Traders will often begin experimenting with options because of the leverage they provide. Having one option equate to control of 100 shares of stocks can certainly lead to greater returns than simply using stocks—if you’re are approaching this from the equity world.

However, options leverage is more than just increasing returns. The leverage component also means traders can trade stock they may not normally be able to afford. Take Amazon (AMZN) for example. It’s nearly an $1,800 stock. With options, you could control 100 shares ($18,000) of AMZN for a few hundred dollars.

Options can also provide access to strategies traders may not normally be comfortable with, such as short selling stock, or trading commodities—though spoiler alert—commodities are much less risky that equities. Using options can make these strategies simpler and safer—if done right—and most importantly, much more precise.

Big investment firms, funds, and trading desks will often use the options market to establish their positions in stocks and ETFs. Traders can often get an idea of what the smart money is doing by following big, block trades in options.

Sometimes, block trades will occur in stocks you’ve never heard of or that rarely trade in big volume. These situations can be particularly useful. Not only are they easier to spot among the noise of everyday trading, but it can often be easy to tell what the goal of the trader is.

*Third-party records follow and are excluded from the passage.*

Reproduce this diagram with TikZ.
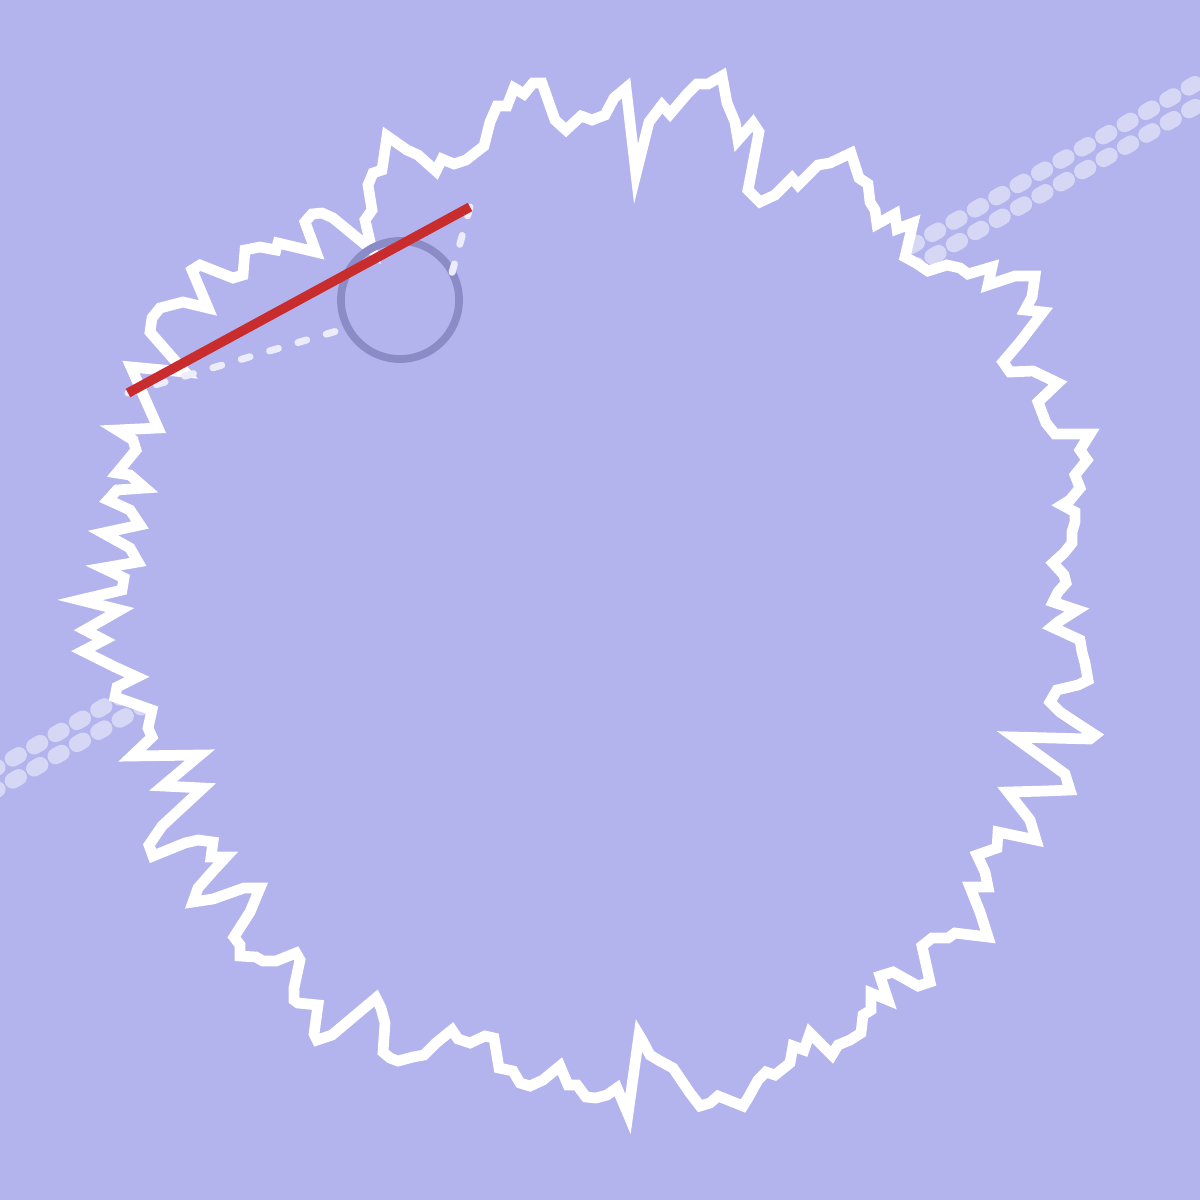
\documentclass[tikz,border=0pt]{standalone}
\usetikzlibrary{calc}
\definecolor{bg_color}{RGB}{179,179,237}
\definecolor{band_color}{RGB}{214,214,245}
\definecolor{ring_color}{RGB}{139,139,200}
\definecolor{chord_color}{RGB}{200,44,44}
\definecolor{guide_color}{RGB}{236,236,250}
\tikzset{
  outline/.style={
    draw=white, line width=3.05pt, fill=bg_color, line join=miter
  },
  band/.style={
    band_color, line width=4.6pt, line cap=round,
    dash pattern=on 2.0pt off 5.0pt
  },
  ring/.style={
    draw=ring_color, line width=2.2pt, circle,
    minimum size=1.18cm, inner sep=0pt, outer sep=0pt
  },
  chord/.style={chord_color, line width=2.7pt},
  guide/.style={
    guide_color, line width=2pt, line cap=round,
    dash pattern=on 2.6pt off 5.8pt
  }
}

\begin{document}
\begin{tikzpicture}[x=0.01cm, y=-0.01cm]

\fill[bg_color] (0,0) rectangle (1200,1200);
\useasboundingbox (0,0) rectangle (1200,1200);

% band behind the blob
\coordinate (band_top_start) at (-30,783);
\coordinate (band_top_end) at (1230,64);
\coordinate (band_low_start) at (-30,805);
\coordinate (band_low_end) at (1230,87);
\draw[band] (band_top_start) -- (band_top_end);
\draw[band] (band_low_start) -- (band_low_end);

% jagged outline
\draw[outline] (372,250) -- (365,220) -- (372,210) -- (368,185) -- (373,173) -- (382,170) -- (387,136)
  -- (407,150) -- (418,155) -- (436,171) -- (442,159) -- (454,164) -- (466,160) -- (484,146)
  -- (490,122) -- (497,106) -- (507,106) -- (514,88) -- (524,94) -- (533,83) -- (542,83)
  -- (555,120) -- (566,130) -- (581,116) -- (592,120) -- (605,115) -- (614,98) -- (626,88)
  -- (636,174) -- (649,122) -- (662,105) -- (670,114) -- (687,94) -- (697,84) -- (708,84)
  -- (722,76) -- (727,103) -- (735,122) -- (738,140) -- (753,123) -- (759,132) -- (748,190)
  -- (760,202) -- (775,195) -- (792,178) -- (798,185) -- (818,165) -- (830,163) -- (851,153)
  -- (859,178) -- (868,184) -- (870,202) -- (875,210) -- (877,224) -- (895,214) -- (897,229)
  -- (913,223) -- (905,257) -- (916,263) -- (928,271) -- (947,265) -- (960,268) -- (968,274)
  -- (992,267) -- (988,285) -- (1015,276) -- (1035,276) -- (1032,297) -- (1025,310)
  -- (1043,312) -- (1020,342) -- (1003,362) -- (1010,372) -- (1033,371) -- (1058,383)
  -- (1038,402) -- (1046,423) -- (1055,434) -- (1090,434) -- (1080,450) -- (1087,460)
  -- (1075,475) -- (1080,488) -- (1070,500) -- (1062,505) -- (1075,512) -- (1075,522)
  -- (1072,532) -- (1072,543) -- (1064,553) -- (1053,563) -- (1064,575) -- (1066,583)
  -- (1058,592) -- (1053,602) -- (1077,610) -- (1058,622) -- (1052,627) -- (1080,640)
  -- (1082,652) -- (1085,663) -- (1088,680) -- (1078,685) -- (1057,690) -- (1050,702)
  -- (1060,712) -- (1075,722) -- (1095,735) -- (1090,739) -- (1014,737) -- (1065,774)
  -- (1070,790) -- (1045,791) -- (1008,792) -- (1030,820) -- (1036,840) -- (998,832)
  -- (997,848) -- (977,855) -- (985,872) -- (988,887) -- (970,887) -- (980,912) -- (988,937)
  -- (955,933) -- (948,938) -- (932,938) -- (922,946) -- (930,982) -- (918,986) -- (893,972)
  -- (880,976) -- (888,1000) -- (871,993) -- (871,1010) -- (863,1015) -- (861,1033)
  -- (850,1040) -- (838,1045) -- (832,1055) -- (810,1033) -- (804,1050) -- (793,1046)
  -- (790,1063) -- (775,1075) -- (766,1072) -- (758,1080) -- (748,1098) -- (743,1106)
  -- (718,1096) -- (710,1103) -- (700,1106) -- (690,1093) -- (673,1068) -- (660,1061)
  -- (650,1055) -- (642,1040) -- (639,1035) -- (628,1114) -- (617,1088) -- (607,1095)
  -- (596,1098) -- (586,1097) -- (577,1085) -- (568,1085) -- (560,1066) -- (543,1080)
  -- (530,1086) -- (520,1083) -- (513,1071) -- (499,1068) -- (494,1038) -- (485,1036)
  -- (470,1043) -- (458,1039) -- (452,1030) -- (436,1043) -- (424,1055) -- (413,1057)
  -- (398,1061) -- (390,1058) -- (383,1052) -- (385,1023) -- (381,1008) -- (376,998)
  -- (332,1035) -- (317,1040) -- (314,1034) -- (318,1005) -- (298,1003) -- (294,1000)
  -- (294,988) -- (300,960) -- (296,953) -- (276,961) -- (263,961) -- (256,957) -- (240,956)
  -- (240,945) -- (234,937) -- (250,912) -- (260,888) -- (244,888) -- (213,899) -- (193,902)
  -- (198,888) -- (213,871) -- (226,857) -- (211,857) -- (213,842) -- (198,840) -- (185,843)
  -- (153,856) -- (149,845) -- (162,826) -- (203,788) -- (163,786) -- (200,755) -- (132,756)
  -- (152,737) -- (148,728) -- (152,710) -- (115,697) -- (117,687) -- (137,677) -- (115,667)
  -- (83,651) -- (104,640) -- (85,630) -- (120,610) -- (80,600) -- (122,590) -- (124,578)
  -- (103,568) -- (138,562) -- (130,548) -- (103,533) -- (140,525) -- (130,510) -- (108,500)
  -- (117,490) -- (145,488) -- (130,475) -- (117,473) -- (136,450) -- (133,440) -- (117,430)
  -- (158,428) -- (131,367) -- (185,372) -- (150,332) -- (152,318) -- (160,308) -- (183,302)
  -- (208,308) -- (192,270) -- (200,265) -- (233,278) -- (243,275) -- (245,250) -- (260,247)
  -- (276,250) -- (278,243) -- (316,252) -- (305,222) -- (312,214) -- (322,213) -- (333,218)
  -- cycle;

\node[ring] (ring) at (400,300) {};

\coordinate (chord_start) at (128,393);
\coordinate (chord_end) at (470,207);
\draw[guide] (chord_start) -- (ring.208);
\draw[guide] (chord_end) -- (ring.28);
\draw[chord] (chord_start) -- (chord_end);

\end{tikzpicture}
\end{document}
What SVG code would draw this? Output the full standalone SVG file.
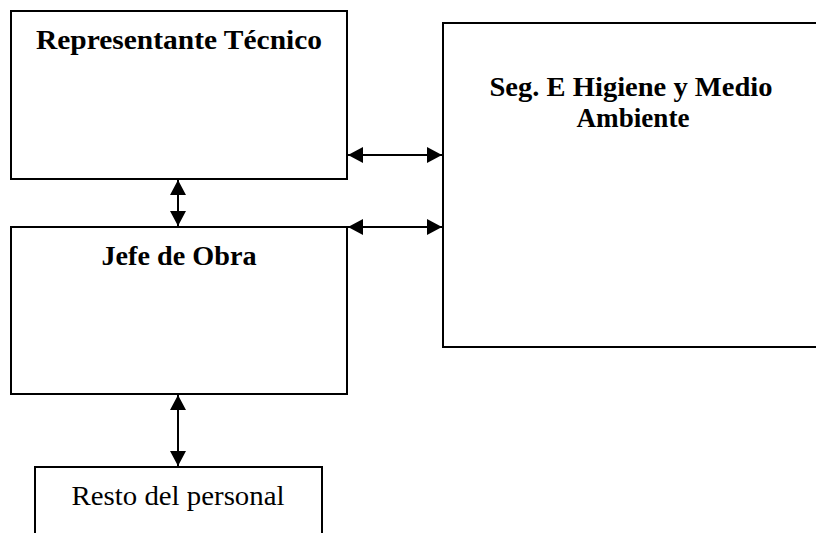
<svg xmlns="http://www.w3.org/2000/svg" width="816" height="533" viewBox="0 0 816 533">
<style>
.box{fill:#fff;stroke:#000;stroke-width:2}
.t{font-family:"Liberation Serif","Times New Roman",serif;font-size:28px;fill:#000;text-anchor:middle}
.b{font-weight:bold}
.c{stroke:#000;stroke-width:2;fill:none;marker-start:url(#ah);marker-end:url(#ah)}
</style>
<defs>
<marker id="ah" viewBox="0 0 15 16" refX="15" refY="8" markerWidth="15" markerHeight="16" markerUnits="userSpaceOnUse" orient="auto-start-reverse">
<path d="M0,0 L15,8 L0,16 z" fill="#000"/>
</marker>
</defs>
<rect width="816" height="533" fill="#fff"/>
<g id="rep">
<rect class="box" x="11" y="11" width="336" height="168"/>
<text class="t b" x="179" y="49" textLength="286" lengthAdjust="spacingAndGlyphs">Representante Técnico</text>
</g>
<g id="jefe">
<rect class="box" x="11" y="227" width="336" height="167"/>
<text class="t b" x="179" y="265" textLength="155" lengthAdjust="spacingAndGlyphs">Jefe de Obra</text>
</g>
<g id="seg">
<rect class="box" x="443" y="23" width="380" height="324"/>
<text class="t b" x="631" y="96" textLength="283" lengthAdjust="spacingAndGlyphs">Seg. E Higiene y Medio</text>
<text class="t b" x="633" y="127" textLength="113" lengthAdjust="spacingAndGlyphs">Ambiente</text>
</g>
<g id="resto">
<rect class="box" x="35" y="467" width="287" height="80"/>
<text class="t" x="178" y="505" textLength="213" lengthAdjust="spacingAndGlyphs">Resto del personal</text>
</g>
<g id="connectors">
<line class="c" x1="178" y1="180" x2="178" y2="226"/>
<line class="c" x1="178" y1="395" x2="178" y2="466"/>
<line class="c" x1="348" y1="155" x2="442" y2="155"/>
<line class="c" x1="348" y1="227" x2="442" y2="227"/>
</g>
</svg>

For instance, a large block trade in Knight-Swift Transportation (KNX) was recently established. The trucking and transportation company trades about 2.5 million shares a day on average, but only about

2,000 options. So, when a massive KNX options trade hits the wire, it can be an eye-opener.

A trader bought 20,000 August 35 calls for $2.35 per contract with the stock trading at $32 per share. What this means is that KNX needs to be at $37.35 or above by August expiration for the trade to break even.

The trader is spending $4.7 million for this trade, which is the maximum loss potential. So, this clearly is a very bullish trade and the strategist is risking a lot on the call purchase. We’re talking about a $5+ move higher (more than 15%) in a stock that doesn’t make big moves all that often.

The trade will generate $2 million for every dollar the stock moves higher than the breakeven point. In other words, there is a substantial upside to this strategy. It isn’t likely someone is risking nearly $5 million on calls on a whim.

KNX chart

This is a situation to take note of. KNX options don’t trade that much and a straight up call trade is pretty transparent. Someone thinks this stock is going up in the coming weeks. For about $250 - $300 you could control 100 shares of KNX for about five months.